Eric D. Williams of the Tacoma News Tribune sends Illinois defensive tackle Corey Liuget to the Seahawks with the 25th overall choice in a mock draft. Williams: "Gives Seattle depth and insurance up front in case Brandon Mebane leaves in free agency." Jimmy Smith, Gabe Carimi, Danny Watkins, Marvin Austin, Phil Taylor, Aaron Williams and Derek Sherrod were his choices, respectively, beginning with the 26th selection.
Also from Williams: Draft analyst Rob Rang thinks Christian Ponder could make sense for Seattle if the Seahawks decide to use the 25th choice for a quarterback. Rang: "Entered his senior season ranked with Jake Locker as the top senior QBs, but struggled through injuries. Threw well at the Senior Bowl and combine and is considered by some the most pro-ready QB in the draft."
ESPN's John Clayton tells 710ESPN Seattle not to expect Carson Palmer in a Seahawks uniform for 2011. Clayton: "If you know Mike Brown, and most people who've been around this league for a long time know Mike Brown from the Bengals, he's not going to cut and he's not going to trade Carson Palmer. Carson Palmer is not an option for any team, even if (it) means sitting out for the season and taking a one-year sabbatical. He is not going to be available."
Kent Somers of the Arizona Republic sizes up the Cardinals' primary needs and says this about the quarterback situation heading into the draft: "Poor play at this position wasn't the only reason for last year's 5-11 record, but it was the major one.

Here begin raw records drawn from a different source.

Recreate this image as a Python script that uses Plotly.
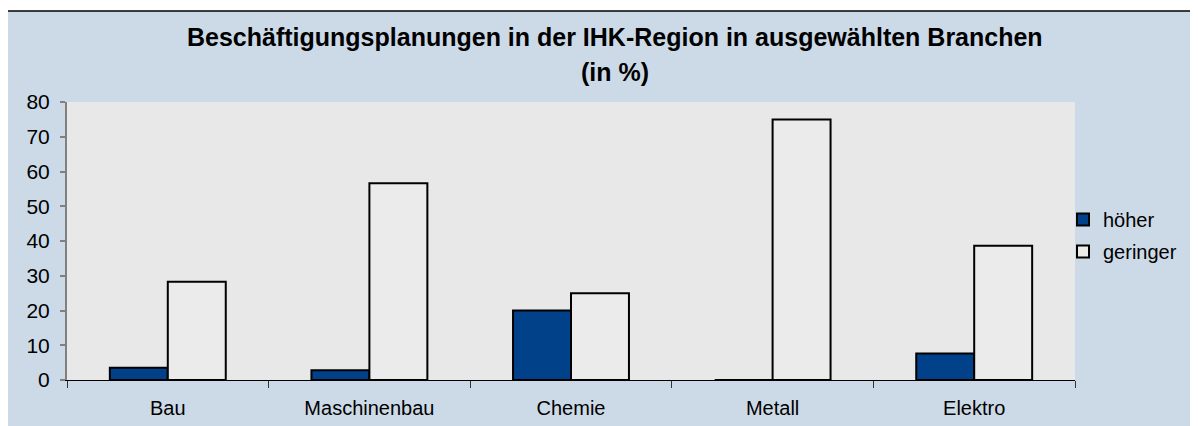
import plotly.graph_objects as go

categories = ["Bau", "Maschinenbau", "Chemie", "Metall", "Elektro"]
hoeher = [3.5, 2.8, 20.0, 0.0, 7.6]
geringer = [28.3, 56.6, 25.0, 75.0, 38.6]
series_names = ["höher", "geringer"]
title_line1 = "Beschäftigungsplanungen in der IHK-Region in ausgewählten Branchen"
title_line2 = "(in %)"

# page has an 8px body margin; work in page pixel coordinates and shift
OFF = 8
W, H = 1198 - OFF, 426 - OFF
PL, PR, PT, PB = 67, 1075, 102, 380   # plot area in page pixels
L, R, T, B = PL - OFF, W - (PR - OFF), PT - OFF, H - (PB - OFF)
pw, ph = W - L - R, H - T - B

def px_x(p):
    return (p - OFF - L) / pw

def px_y(p):
    return (H - B - (p - OFF)) / ph

FONT = "Liberation Sans, Arial, sans-serif"
BG = "#CCDAE7"

fig = go.Figure()
fig.add_trace(go.Bar(
    x=categories, y=hoeher, name=series_names[0], legendgroup="a",
    marker=dict(color="#00418A", line=dict(color="black", width=2)),
))
fig.add_trace(go.Bar(
    x=categories, y=geringer, name=series_names[1], legendgroup="b",
    marker=dict(color="#EBEBEB", line=dict(color="black", width=2)),
))

fig.update_layout(
    width=W, height=H,
    margin=dict(l=L, r=R, t=T, b=B, pad=0, autoexpand=False),
    paper_bgcolor=BG,
    plot_bgcolor="#E8E8E8",
    barmode="group", bargap=0.425, bargroupgap=0,
    font=dict(family=FONT, size=20, color="black"),
    showlegend=True,
    legend=dict(
        x=px_x(1063), y=px_y(200), xanchor="left", yanchor="top",
        bgcolor="rgba(0,0,0,0)", font=dict(size=20),
        tracegroupgap=3, itemwidth=30,
    ),
    xaxis=dict(
        showline=True, linecolor="black", linewidth=1, automargin=False,
        ticks="outside", tickson="boundaries", ticklen=7, tickcolor="#333333",
        tickfont=dict(size=20), showgrid=False, zeroline=False,
        ticklabelstandoff=10,
    ),
    yaxis=dict(
        range=[0, 80], dtick=10, showline=True, linecolor="#808080", linewidth=2,
        automargin=False,
        ticks="outside", ticklen=5, tickcolor="#808080", tickwidth=2,
        tickfont=dict(size=21), showgrid=False, zeroline=False,
        ticklabelstandoff=6,
    ),
    shapes=[
        dict(type="rect", xref="paper", yref="paper", x0=px_x(-20), x1=px_x(7), y0=px_y(450), y1=px_y(-20),
             fillcolor="white", line=dict(width=0), layer="below"),
        dict(type="rect", xref="paper", yref="paper", x0=px_x(-20), x1=px_x(1220), y0=px_y(11), y1=px_y(-20),
             fillcolor="white", line=dict(width=0), layer="below"),
        dict(type="line", xref="paper", yref="paper", x0=px_x(7), x1=px_x(1220), y0=px_y(11), y1=px_y(11),
             line=dict(color="black", width=1.5)),
        dict(type="line", xref="paper", yref="paper", x0=px_x(7), x1=px_x(7), y0=px_y(11), y1=px_y(450),
             line=dict(color="black", width=1.5)),
    ],
    annotations=[
        dict(text="<b>" + title_line1 + "</b>", xref="paper", yref="paper", x=px_x(615), y=px_y(37),
             xanchor="center", yanchor="middle", showarrow=False, font=dict(size=25, family=FONT)),
        dict(text="<b>" + title_line2 + "</b>", xref="paper", yref="paper", x=px_x(615), y=px_y(72),
             xanchor="center", yanchor="middle", showarrow=False, font=dict(size=25, family=FONT)),
    ],
)

fig.write_html("out.html")
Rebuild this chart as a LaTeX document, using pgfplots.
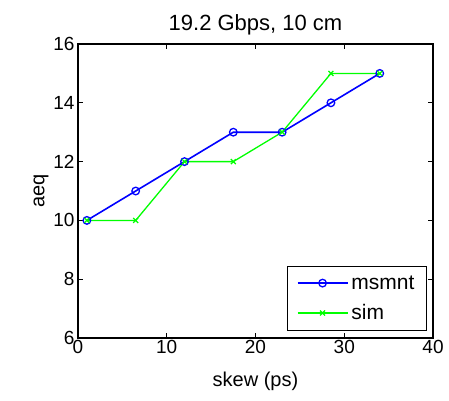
\documentclass[border=0pt]{standalone}
\usepackage{pgfplots}
\pgfplotsset{compat=1.18}
\usepackage{fontspec}
\setmainfont{Liberation Sans}
\begin{document}
\begin{tikzpicture}
\useasboundingbox (-78pt,-62pt) rectangle (371pt,338pt);
\begin{axis}[
  at={(0,0)}, anchor=south west,
  scale only axis, width=355pt, height=294pt,
  xmin=0, xmax=40, ymin=6, ymax=16,
  xtick={0,10,20,30,40}, ytick={6,8,10,12,14,16},
  tick align=inside, tick pos=both,
  major tick length=5pt,
  axis line style={line width=1.4pt},
  every tick/.style={line width=1.2pt, black},
  tick label style={font=\fontsize{19}{22}\selectfont},
  xticklabel style={yshift=1pt},
  /pgf/number format/assume math mode=true,
  title={19.2 Gbps, 10 cm},
  title style={font=\fontsize{22}{26}\selectfont, yshift=-1pt},
  xlabel={skew (ps)}, ylabel={aeq},
  label style={font=\fontsize{20}{24}\selectfont},
  xlabel style={yshift=-11pt},
  ylabel style={yshift=-2pt},
  legend style={at={(0.983,0.024)}, anchor=south east, draw=black, line width=1.2pt,
    font=\fontsize{21}{24}\selectfont, inner xsep=9pt, inner ysep=9pt, row sep=14pt,
    nodes={inner xsep=3pt, inner ysep=0pt}},
  legend cell align=left,
  legend image code/.code={\draw[mark repeat=2,mark phase=2] plot coordinates {(0pt,0pt)(25pt,0pt)(50pt,0pt)};},
]
\addplot[color={rgb,255:red,0;green,0;blue,255}, line width=1.6pt, mark=o, mark size=3.8pt, mark options={line width=1.3pt}]
  coordinates {(1,10)(6.5,11)(12,12)(17.5,13)(23,13)(28.5,14)(34,15)};
\addlegendentry{msmnt}
\addplot[color={rgb,255:red,0;green,255;blue,0}, line width=1.3pt, mark=x, mark size=3.5pt, mark options={line width=1.2pt}]
  coordinates {(1,10)(6.5,10)(12,12)(17.5,12)(23,13)(28.5,15)(34,15)};
\addlegendentry{sim}
\end{axis}
\end{tikzpicture}
\end{document}
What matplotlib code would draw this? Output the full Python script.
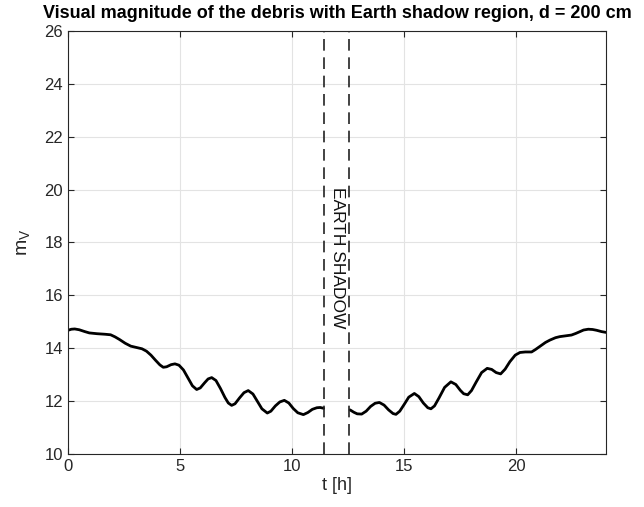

Derek Anderson won't return, and John Skelton, a rookie last year, isn't ready to start. Many mock drafts have the Cardinals taking Missouri quarterback Blaine Gabbert with the fifth overall pick, but look for them instead to address the position via free agency or trade. The guess here is they use their first-round pick on a player they think can help immediately."
Also from Somers: The NFL lockout has prevented the Cardinals from addressing issues that arose during the 2010 season.
Dan Bickley of the Arizona Republic offers thoughts on how Ray Horton's long, braided hair affects perceptions of him as an NFL assistant coach.
Tony Softli of 101ESPN St. Louis does not think the Rams are in position to trade up for a shot at receiver Julio Jones. Softli: "They have too many needs and would have to give up too much. The Redskins can sit and let Jones fall to them, and if he slips past Cleveland Browns at No. 6 the Titans at No. 8 are their only threat. The teams that can blow this draft up on the first day are the New England Patriots. With six picks in the first three rounds and three in the top 33 players, they have the power to jump up and down the draft as if they were playing checkers, and crowning themselves king several times. Despite having the threat to do damage with trades, I think they will sit and pick and add some key pieces to an already championship based foundation at tackle, guard, running back or outside linebacker."
Bill Coats of the St. Louis Post-Dispatch runs through the 19 players St. Louis has selected in the first round since the Rams arrived for the 1995 season. The team gets an A-minus grade for selecting Kevin Carter. Coats: "Six seasons with the Rams, all as starter, in 14-year career. Recorded league-high 17 sacks in 1999. Pro Bowler in '99 and 2002."